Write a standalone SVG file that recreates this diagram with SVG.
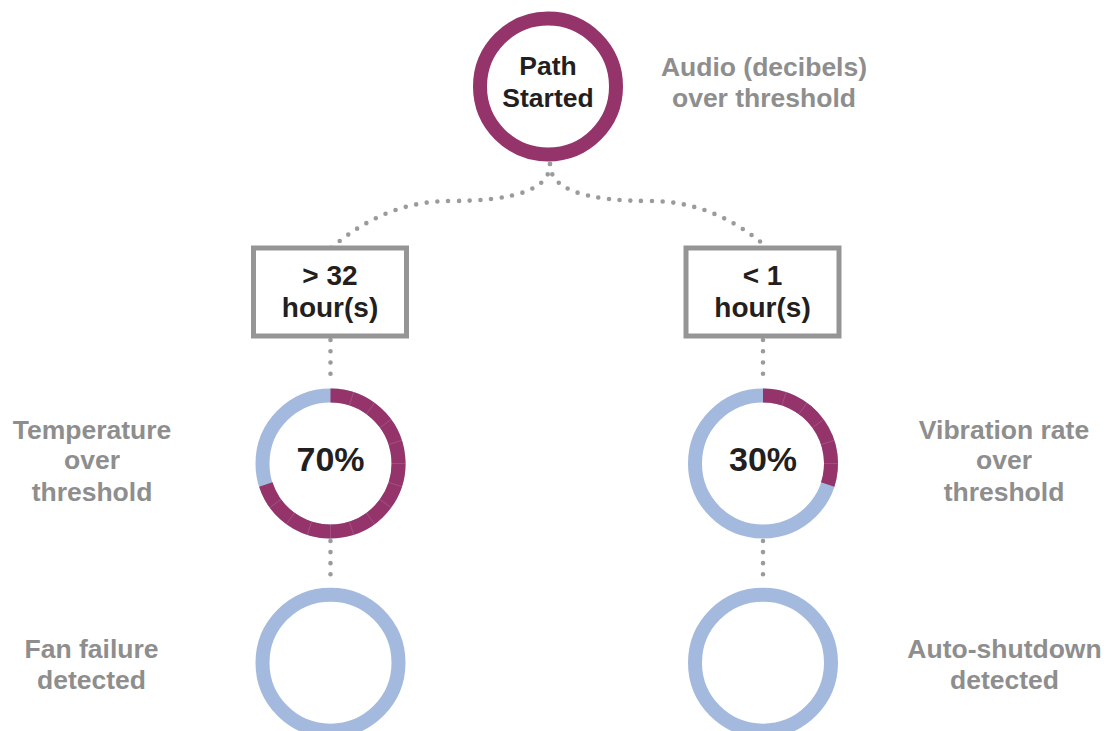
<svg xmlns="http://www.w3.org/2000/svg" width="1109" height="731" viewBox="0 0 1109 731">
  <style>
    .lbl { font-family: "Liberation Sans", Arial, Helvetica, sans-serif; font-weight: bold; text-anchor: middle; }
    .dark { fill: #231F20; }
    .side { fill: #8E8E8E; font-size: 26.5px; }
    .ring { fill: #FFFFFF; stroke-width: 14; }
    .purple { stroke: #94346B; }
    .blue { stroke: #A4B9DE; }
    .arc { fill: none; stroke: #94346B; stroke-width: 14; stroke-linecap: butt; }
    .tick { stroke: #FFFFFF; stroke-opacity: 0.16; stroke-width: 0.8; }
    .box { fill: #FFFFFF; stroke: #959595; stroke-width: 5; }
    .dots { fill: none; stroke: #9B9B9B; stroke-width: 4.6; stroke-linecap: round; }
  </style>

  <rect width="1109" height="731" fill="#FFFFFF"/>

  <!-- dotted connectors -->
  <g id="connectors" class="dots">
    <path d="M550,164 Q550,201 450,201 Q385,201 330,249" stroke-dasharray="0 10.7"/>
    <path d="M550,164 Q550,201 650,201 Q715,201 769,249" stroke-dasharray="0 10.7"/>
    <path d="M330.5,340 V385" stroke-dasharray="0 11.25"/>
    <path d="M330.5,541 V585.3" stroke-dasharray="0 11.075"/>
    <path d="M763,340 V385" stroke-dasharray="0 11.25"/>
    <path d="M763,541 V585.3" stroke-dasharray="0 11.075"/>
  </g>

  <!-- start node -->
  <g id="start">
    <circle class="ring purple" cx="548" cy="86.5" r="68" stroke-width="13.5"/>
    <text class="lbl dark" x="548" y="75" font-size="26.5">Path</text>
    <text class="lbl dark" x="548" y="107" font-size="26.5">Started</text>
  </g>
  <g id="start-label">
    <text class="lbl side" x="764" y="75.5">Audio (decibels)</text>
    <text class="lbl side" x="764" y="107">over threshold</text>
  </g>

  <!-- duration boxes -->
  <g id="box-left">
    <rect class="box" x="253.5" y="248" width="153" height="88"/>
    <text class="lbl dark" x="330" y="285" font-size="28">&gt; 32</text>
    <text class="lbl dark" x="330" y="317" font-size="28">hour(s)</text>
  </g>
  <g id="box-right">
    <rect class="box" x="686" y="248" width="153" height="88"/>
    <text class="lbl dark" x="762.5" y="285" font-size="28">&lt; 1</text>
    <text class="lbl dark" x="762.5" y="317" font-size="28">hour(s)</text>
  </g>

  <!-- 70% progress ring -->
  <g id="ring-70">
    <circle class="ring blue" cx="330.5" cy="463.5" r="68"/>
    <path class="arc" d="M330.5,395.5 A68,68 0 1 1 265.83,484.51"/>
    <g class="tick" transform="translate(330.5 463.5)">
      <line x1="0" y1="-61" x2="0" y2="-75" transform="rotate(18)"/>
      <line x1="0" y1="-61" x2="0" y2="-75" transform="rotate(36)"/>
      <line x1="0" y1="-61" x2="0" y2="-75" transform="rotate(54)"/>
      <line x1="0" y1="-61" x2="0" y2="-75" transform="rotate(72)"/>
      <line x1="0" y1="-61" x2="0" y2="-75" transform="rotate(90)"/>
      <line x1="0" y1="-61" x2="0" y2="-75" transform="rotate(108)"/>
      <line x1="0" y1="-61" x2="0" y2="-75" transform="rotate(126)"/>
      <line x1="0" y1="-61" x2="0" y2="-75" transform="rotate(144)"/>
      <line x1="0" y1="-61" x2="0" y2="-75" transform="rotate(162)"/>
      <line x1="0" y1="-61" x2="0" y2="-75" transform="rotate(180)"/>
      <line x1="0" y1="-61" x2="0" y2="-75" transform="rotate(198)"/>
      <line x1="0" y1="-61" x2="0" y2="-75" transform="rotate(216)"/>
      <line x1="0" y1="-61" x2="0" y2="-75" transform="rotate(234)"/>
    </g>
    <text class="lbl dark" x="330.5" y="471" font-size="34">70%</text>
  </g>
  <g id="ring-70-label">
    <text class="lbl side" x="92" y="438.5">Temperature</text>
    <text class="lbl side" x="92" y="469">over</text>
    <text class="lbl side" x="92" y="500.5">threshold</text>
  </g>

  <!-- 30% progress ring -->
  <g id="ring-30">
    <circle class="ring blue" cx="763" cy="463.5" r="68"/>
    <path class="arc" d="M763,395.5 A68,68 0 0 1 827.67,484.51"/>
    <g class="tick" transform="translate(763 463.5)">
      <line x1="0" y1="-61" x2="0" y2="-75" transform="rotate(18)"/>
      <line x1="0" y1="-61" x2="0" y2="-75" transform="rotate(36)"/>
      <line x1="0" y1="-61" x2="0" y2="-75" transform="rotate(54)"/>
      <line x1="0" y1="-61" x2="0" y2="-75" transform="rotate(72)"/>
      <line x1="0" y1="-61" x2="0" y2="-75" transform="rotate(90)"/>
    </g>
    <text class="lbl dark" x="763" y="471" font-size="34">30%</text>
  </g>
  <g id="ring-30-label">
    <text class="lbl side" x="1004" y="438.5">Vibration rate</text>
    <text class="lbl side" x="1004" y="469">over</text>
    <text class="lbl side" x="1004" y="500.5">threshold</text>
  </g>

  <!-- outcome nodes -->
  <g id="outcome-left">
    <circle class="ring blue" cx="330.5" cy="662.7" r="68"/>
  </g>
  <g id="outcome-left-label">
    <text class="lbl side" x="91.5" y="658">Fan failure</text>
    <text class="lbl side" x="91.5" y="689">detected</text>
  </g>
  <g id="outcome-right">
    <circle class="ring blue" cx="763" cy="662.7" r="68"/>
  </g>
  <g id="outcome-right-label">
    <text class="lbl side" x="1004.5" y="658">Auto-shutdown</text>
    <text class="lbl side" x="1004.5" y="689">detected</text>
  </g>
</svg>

* * * *

Required task:
Repeat the data above exactly, but not the pictures.

Response:
Write a standalone SVG file that recreates this diagram with SVG.
<svg xmlns="http://www.w3.org/2000/svg" width="1109" height="731" viewBox="0 0 1109 731">
  <style>
    .lbl { font-family: "Liberation Sans", Arial, Helvetica, sans-serif; font-weight: bold; text-anchor: middle; }
    .dark { fill: #231F20; }
    .side { fill: #8E8E8E; font-size: 26.5px; }
    .ring { fill: #FFFFFF; stroke-width: 14; }
    .purple { stroke: #94346B; }
    .blue { stroke: #A4B9DE; }
    .arc { fill: none; stroke: #94346B; stroke-width: 14; stroke-linecap: butt; }
    .tick { stroke: #FFFFFF; stroke-opacity: 0.16; stroke-width: 0.8; }
    .box { fill: #FFFFFF; stroke: #959595; stroke-width: 5; }
    .dots { fill: none; stroke: #9B9B9B; stroke-width: 4.6; stroke-linecap: round; }
  </style>

  <rect width="1109" height="731" fill="#FFFFFF"/>

  <!-- dotted connectors -->
  <g id="connectors" class="dots">
    <path d="M550,164 Q550,201 450,201 Q385,201 330,249" stroke-dasharray="0 10.7"/>
    <path d="M550,164 Q550,201 650,201 Q715,201 769,249" stroke-dasharray="0 10.7"/>
    <path d="M330.5,340 V385" stroke-dasharray="0 11.25"/>
    <path d="M330.5,541 V585.3" stroke-dasharray="0 11.075"/>
    <path d="M763,340 V385" stroke-dasharray="0 11.25"/>
    <path d="M763,541 V585.3" stroke-dasharray="0 11.075"/>
  </g>

  <!-- start node -->
  <g id="start">
    <circle class="ring purple" cx="548" cy="86.5" r="68" stroke-width="13.5"/>
    <text class="lbl dark" x="548" y="75" font-size="26.5">Path</text>
    <text class="lbl dark" x="548" y="107" font-size="26.5">Started</text>
  </g>
  <g id="start-label">
    <text class="lbl side" x="764" y="75.5">Audio (decibels)</text>
    <text class="lbl side" x="764" y="107">over threshold</text>
  </g>

  <!-- duration boxes -->
  <g id="box-left">
    <rect class="box" x="253.5" y="248" width="153" height="88"/>
    <text class="lbl dark" x="330" y="285" font-size="28">&gt; 32</text>
    <text class="lbl dark" x="330" y="317" font-size="28">hour(s)</text>
  </g>
  <g id="box-right">
    <rect class="box" x="686" y="248" width="153" height="88"/>
    <text class="lbl dark" x="762.5" y="285" font-size="28">&lt; 1</text>
    <text class="lbl dark" x="762.5" y="317" font-size="28">hour(s)</text>
  </g>

  <!-- 70% progress ring -->
  <g id="ring-70">
    <circle class="ring blue" cx="330.5" cy="463.5" r="68"/>
    <path class="arc" d="M330.5,395.5 A68,68 0 1 1 265.83,484.51"/>
    <g class="tick" transform="translate(330.5 463.5)">
      <line x1="0" y1="-61" x2="0" y2="-75" transform="rotate(18)"/>
      <line x1="0" y1="-61" x2="0" y2="-75" transform="rotate(36)"/>
      <line x1="0" y1="-61" x2="0" y2="-75" transform="rotate(54)"/>
      <line x1="0" y1="-61" x2="0" y2="-75" transform="rotate(72)"/>
      <line x1="0" y1="-61" x2="0" y2="-75" transform="rotate(90)"/>
      <line x1="0" y1="-61" x2="0" y2="-75" transform="rotate(108)"/>
      <line x1="0" y1="-61" x2="0" y2="-75" transform="rotate(126)"/>
      <line x1="0" y1="-61" x2="0" y2="-75" transform="rotate(144)"/>
      <line x1="0" y1="-61" x2="0" y2="-75" transform="rotate(162)"/>
      <line x1="0" y1="-61" x2="0" y2="-75" transform="rotate(180)"/>
      <line x1="0" y1="-61" x2="0" y2="-75" transform="rotate(198)"/>
      <line x1="0" y1="-61" x2="0" y2="-75" transform="rotate(216)"/>
      <line x1="0" y1="-61" x2="0" y2="-75" transform="rotate(234)"/>
    </g>
    <text class="lbl dark" x="330.5" y="471" font-size="34">70%</text>
  </g>
  <g id="ring-70-label">
    <text class="lbl side" x="92" y="438.5">Temperature</text>
    <text class="lbl side" x="92" y="469">over</text>
    <text class="lbl side" x="92" y="500.5">threshold</text>
  </g>

  <!-- 30% progress ring -->
  <g id="ring-30">
    <circle class="ring blue" cx="763" cy="463.5" r="68"/>
    <path class="arc" d="M763,395.5 A68,68 0 0 1 827.67,484.51"/>
    <g class="tick" transform="translate(763 463.5)">
      <line x1="0" y1="-61" x2="0" y2="-75" transform="rotate(18)"/>
      <line x1="0" y1="-61" x2="0" y2="-75" transform="rotate(36)"/>
      <line x1="0" y1="-61" x2="0" y2="-75" transform="rotate(54)"/>
      <line x1="0" y1="-61" x2="0" y2="-75" transform="rotate(72)"/>
      <line x1="0" y1="-61" x2="0" y2="-75" transform="rotate(90)"/>
    </g>
    <text class="lbl dark" x="763" y="471" font-size="34">30%</text>
  </g>
  <g id="ring-30-label">
    <text class="lbl side" x="1004" y="438.5">Vibration rate</text>
    <text class="lbl side" x="1004" y="469">over</text>
    <text class="lbl side" x="1004" y="500.5">threshold</text>
  </g>

  <!-- outcome nodes -->
  <g id="outcome-left">
    <circle class="ring blue" cx="330.5" cy="662.7" r="68"/>
  </g>
  <g id="outcome-left-label">
    <text class="lbl side" x="91.5" y="658">Fan failure</text>
    <text class="lbl side" x="91.5" y="689">detected</text>
  </g>
  <g id="outcome-right">
    <circle class="ring blue" cx="763" cy="662.7" r="68"/>
  </g>
  <g id="outcome-right-label">
    <text class="lbl side" x="1004.5" y="658">Auto-shutdown</text>
    <text class="lbl side" x="1004.5" y="689">detected</text>
  </g>
</svg>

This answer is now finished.